Supplied information:
_____
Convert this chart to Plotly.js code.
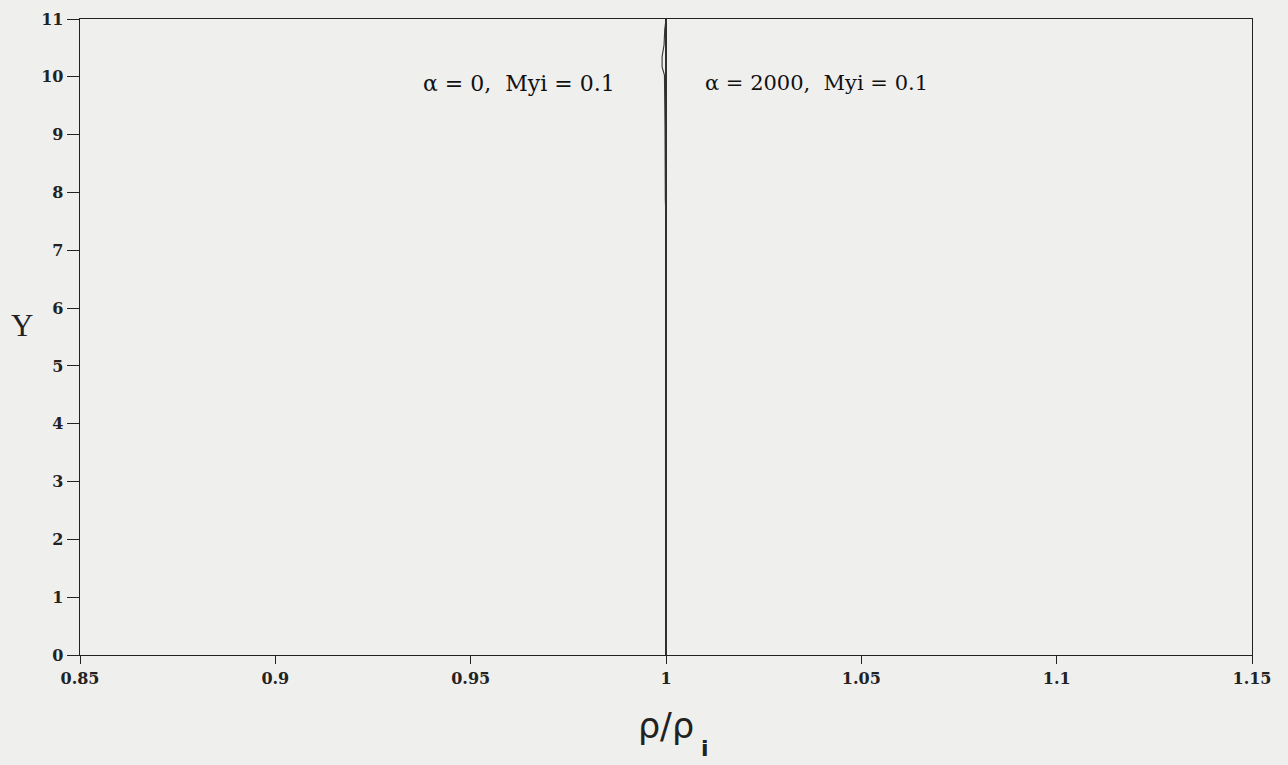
<!DOCTYPE html>
<html>
<head>
<meta charset="utf-8">
<script src="https://cdn.plot.ly/plotly-3.0.1.min.js"></script>
<style>html,body{margin:0;padding:0;background:#efefee;}</style>
</head>
<body>
<div id="chart" style="width:1288px;height:765px;"></div>
<script>
// alpha = 0, Myi = 0.1
const y_alpha0 = [0, 1, 2, 3, 4, 5, 6, 7, 8, 9, 10, 11];
const x_alpha0 = [1.0, 1.0, 1.0, 1.0, 1.0, 1.0, 1.0, 1.0, 1.0, 1.0, 1.0, 1.0];
// alpha = 2000, Myi = 0.1
const y_alpha2000 = [7.58, 7.87, 9.12, 10.03, 10.17, 10.35, 10.55, 10.81, 11.0];
const x_alpha2000 = [1.0, 0.99982, 0.99975, 0.9996, 0.9990, 0.9990, 0.9995, 0.99967, 1.0];

const xTicks = [0.85, 0.9, 0.95, 1, 1.05, 1.1, 1.15];
const xTickText = ['0.85', '0.9', '0.95', '1', '1.05', '1.1', '1.15'];
const yTicks = [0, 1, 2, 3, 4, 5, 6, 7, 8, 9, 10, 11];

const labels = ['α = 0,  Myi = 0.1', 'α = 2000,  Myi = 0.1'];

const traces = [
  {x: x_alpha0, y: y_alpha0, mode: 'lines', line: {color: '#1a1a1a', width: 1.8}, name: labels[0], showlegend: false},
  {x: x_alpha2000, y: y_alpha2000, mode: 'lines', line: {color: '#333', width: 1.1}, name: labels[1], showlegend: false}
];

const L = 80, R = 36, T = 19, B = 110;
const layout = {
  width: 1288, height: 765,
  paper_bgcolor: '#efefee', plot_bgcolor: '#efefee',
  margin: {l: L, r: R, t: T, b: B},
  showlegend: false,
  xaxis: {
    range: [0.85, 1.15], tickvals: xTicks, ticktext: xTickText,
    ticks: 'outside', ticklen: 8, tickcolor: '#222', tickwidth: 1,
    showgrid: false, zeroline: false, showline: true, linecolor: '#222', linewidth: 1.3, mirror: true,
    tickfont: {family: 'DejaVu Serif', size: 16, color: '#222', weight: 'bold'},
    title: {text: 'ρ/ρ', font: {family: 'DejaVu Sans', size: 35, color: '#222'}, standoff: 27}
  },
  yaxis: {
    range: [0, 11], tickvals: yTicks,
    ticks: 'outside', ticklen: 12, tickcolor: '#222', tickwidth: 1,
    showgrid: false, zeroline: false, showline: true, linecolor: '#222', linewidth: 1.3, mirror: true,
    tickfont: {family: 'DejaVu Serif', size: 16, color: '#222', weight: 'bold'}
  },
  annotations: [
    {x: 0.98746, y: 9.89, xref: 'x', yref: 'y', text: labels[0], showarrow: false, xanchor: 'right', yanchor: 'middle',
     font: {family: 'DejaVu Serif', size: 22, color: '#111'}},
    {x: 1.00947, y: 9.89, xref: 'x', yref: 'y', text: labels[1], showarrow: false, xanchor: 'left', yanchor: 'middle',
     font: {family: 'DejaVu Serif', size: 21, color: '#111'}},
    {x: 0, y: 0, xref: 'paper', yref: 'paper', text: 'Y', showarrow: false, xanchor: 'center', yanchor: 'middle',
     font: {family: 'Liberation Serif', size: 31, color: '#222'}},
    {x: 0, y: 0, xref: 'paper', yref: 'paper', text: 'i', showarrow: false, xanchor: 'center', yanchor: 'middle',
     font: {family: 'DejaVu Sans', size: 22, color: '#222', weight: 'bold'}}
  ]
};
// paper coordinates for the free-standing labels (Y title and the subscript i)
const pw = 1288 - L - R, ph = 765 - T - B;
layout.annotations[2].x = (22 - L) / pw;
layout.annotations[2].y = (765 - B - 326) / ph;
layout.annotations[3].x = (705 - L) / pw;
layout.annotations[3].y = (765 - B - 748) / ph;

Plotly.newPlot('chart', traces, layout, {displayModeBar: false, staticPlot: true});
</script>
</body>
</html>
_____
The listing above needs to be output again exactly. Don't include the pictures.

Convert this chart to Plotly.js code.
<!DOCTYPE html>
<html>
<head>
<meta charset="utf-8">
<script src="https://cdn.plot.ly/plotly-3.0.1.min.js"></script>
<style>html,body{margin:0;padding:0;background:#efefee;}</style>
</head>
<body>
<div id="chart" style="width:1288px;height:765px;"></div>
<script>
// alpha = 0, Myi = 0.1
const y_alpha0 = [0, 1, 2, 3, 4, 5, 6, 7, 8, 9, 10, 11];
const x_alpha0 = [1.0, 1.0, 1.0, 1.0, 1.0, 1.0, 1.0, 1.0, 1.0, 1.0, 1.0, 1.0];
// alpha = 2000, Myi = 0.1
const y_alpha2000 = [7.58, 7.87, 9.12, 10.03, 10.17, 10.35, 10.55, 10.81, 11.0];
const x_alpha2000 = [1.0, 0.99982, 0.99975, 0.9996, 0.9990, 0.9990, 0.9995, 0.99967, 1.0];

const xTicks = [0.85, 0.9, 0.95, 1, 1.05, 1.1, 1.15];
const xTickText = ['0.85', '0.9', '0.95', '1', '1.05', '1.1', '1.15'];
const yTicks = [0, 1, 2, 3, 4, 5, 6, 7, 8, 9, 10, 11];

const labels = ['α = 0,  Myi = 0.1', 'α = 2000,  Myi = 0.1'];

const traces = [
  {x: x_alpha0, y: y_alpha0, mode: 'lines', line: {color: '#1a1a1a', width: 1.8}, name: labels[0], showlegend: false},
  {x: x_alpha2000, y: y_alpha2000, mode: 'lines', line: {color: '#333', width: 1.1}, name: labels[1], showlegend: false}
];

const L = 80, R = 36, T = 19, B = 110;
const layout = {
  width: 1288, height: 765,
  paper_bgcolor: '#efefee', plot_bgcolor: '#efefee',
  margin: {l: L, r: R, t: T, b: B},
  showlegend: false,
  xaxis: {
    range: [0.85, 1.15], tickvals: xTicks, ticktext: xTickText,
    ticks: 'outside', ticklen: 8, tickcolor: '#222', tickwidth: 1,
    showgrid: false, zeroline: false, showline: true, linecolor: '#222', linewidth: 1.3, mirror: true,
    tickfont: {family: 'DejaVu Serif', size: 16, color: '#222', weight: 'bold'},
    title: {text: 'ρ/ρ', font: {family: 'DejaVu Sans', size: 35, color: '#222'}, standoff: 27}
  },
  yaxis: {
    range: [0, 11], tickvals: yTicks,
    ticks: 'outside', ticklen: 12, tickcolor: '#222', tickwidth: 1,
    showgrid: false, zeroline: false, showline: true, linecolor: '#222', linewidth: 1.3, mirror: true,
    tickfont: {family: 'DejaVu Serif', size: 16, color: '#222', weight: 'bold'}
  },
  annotations: [
    {x: 0.98746, y: 9.89, xref: 'x', yref: 'y', text: labels[0], showarrow: false, xanchor: 'right', yanchor: 'middle',
     font: {family: 'DejaVu Serif', size: 22, color: '#111'}},
    {x: 1.00947, y: 9.89, xref: 'x', yref: 'y', text: labels[1], showarrow: false, xanchor: 'left', yanchor: 'middle',
     font: {family: 'DejaVu Serif', size: 21, color: '#111'}},
    {x: 0, y: 0, xref: 'paper', yref: 'paper', text: 'Y', showarrow: false, xanchor: 'center', yanchor: 'middle',
     font: {family: 'Liberation Serif', size: 31, color: '#222'}},
    {x: 0, y: 0, xref: 'paper', yref: 'paper', text: 'i', showarrow: false, xanchor: 'center', yanchor: 'middle',
     font: {family: 'DejaVu Sans', size: 22, color: '#222', weight: 'bold'}}
  ]
};
// paper coordinates for the free-standing labels (Y title and the subscript i)
const pw = 1288 - L - R, ph = 765 - T - B;
layout.annotations[2].x = (22 - L) / pw;
layout.annotations[2].y = (765 - B - 326) / ph;
layout.annotations[3].x = (705 - L) / pw;
layout.annotations[3].y = (765 - B - 748) / ph;

Plotly.newPlot('chart', traces, layout, {displayModeBar: false, staticPlot: true});
</script>
</body>
</html>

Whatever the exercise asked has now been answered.